Écrit pour le chagrin du deuil, applicable à la mélancolie de la dépression ?

mardi 19 mars 2013

Douze

Roland Barthes, Journal de deuil, Points Seuil n° 678


Écrire, écrire la vie. Me voici confronté à l'aporie du récit de vie : j'écris que je ne suis pas capable d'écrire le commentaire des carnets d'André Major. Quoi ? ils m'auront tant plu, et je n'arrive pas à structurer mes souvenirs de lecture, pas plus que mes notes et les citations recueillies. Rien ne presse, mais j'enrage.

Je poursuis l'écoute des cours d'Antoine Compagnon, Écrire la vie : Montaigne, Stendhal, Proust, qui remonte déjà à 2006, et plusieurs fois certaines leçons. À la suite d'une de ces écoutes, je me procure le Journal de deuil de Roland Barthes dont il est longuement traité.

Sur la mort de sa mère. Pour ce qui est de la mienne...

lundi 4 mars 2013

Onze

Précision

Je n'aurai pas la prétention de m'exclure du commentaire tiré de l'Esprit vagabond d'André Major, car quand on m'a demandé, naguère, de tenir un billet de lecture dans le cadre d'une émission « retour au foyer » à Radio Canada à Ottawa, et par la suite le samedi matin, c'était avant tout parce que je savais « causer » devant un micro, et en direct : mon timbre de voix faisant office de joli minois -- je fus élève de Madame Jean-Louis Audet, ne l'oublions pas... Au vrai, toujours assez littéraire, voire rat de bibliothèque, mais sans autre formation que les cours dispensés au collège. Un amateur donc. Et littérateur je l'étais à ma manière, rédiger les lois du pays, c'est écrire : songez à Stendhal qui s'inspirait du Code civil.

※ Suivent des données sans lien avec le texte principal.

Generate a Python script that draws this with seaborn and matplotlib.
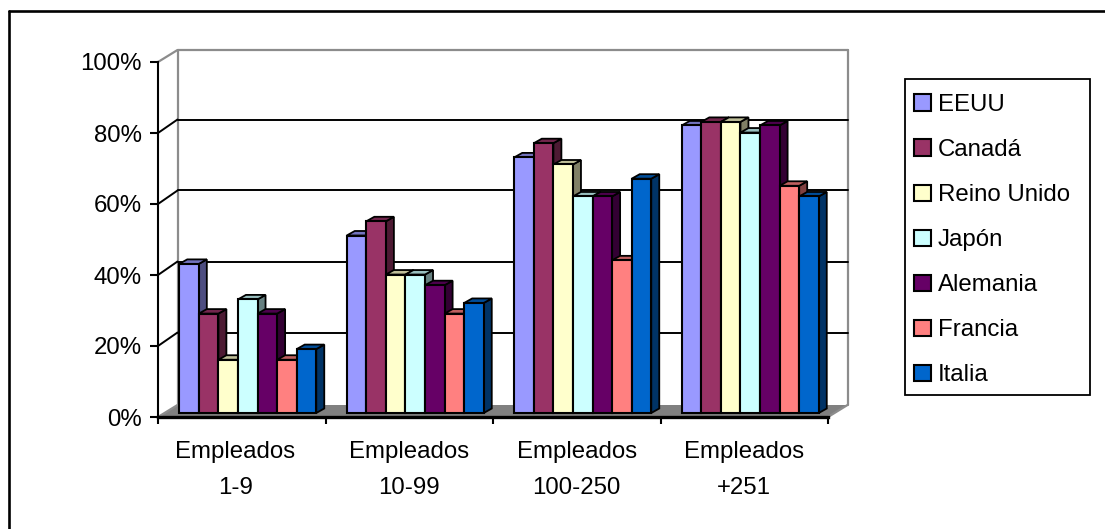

On m'a donné toute latitude quant aux livres, j'ai pu parler d'autre chose que des best-sellers et autres coups de cœurs obligés. Avec une sorte de régime de péréquation littéraire : livres en français (Canada/Québec/Francophonie) ou livres en traduction, qu'il s'agisse de romans, d'essais et même de poésie. Et comme objectif, de partager avec les auditeurs mon expérience -- plaisirs et déplaisirs -- de lecteur, sans jouer le jeu de la critique (quoique parfois...). J'ai été aidé, et magnifiquement, par l'animateur. M. G***, qui a depuis quitté la grande maison pour des horizons guère moins médiatiques.

En tout état de cause, même si j'ai beaucoup vanté le livre de Pierre Bayard, Comment parler des livres qu'on n'a pas lus, j'ai toujours lu tous les livres que j'ai commentés, y compris ceux de Mlle Bombardier.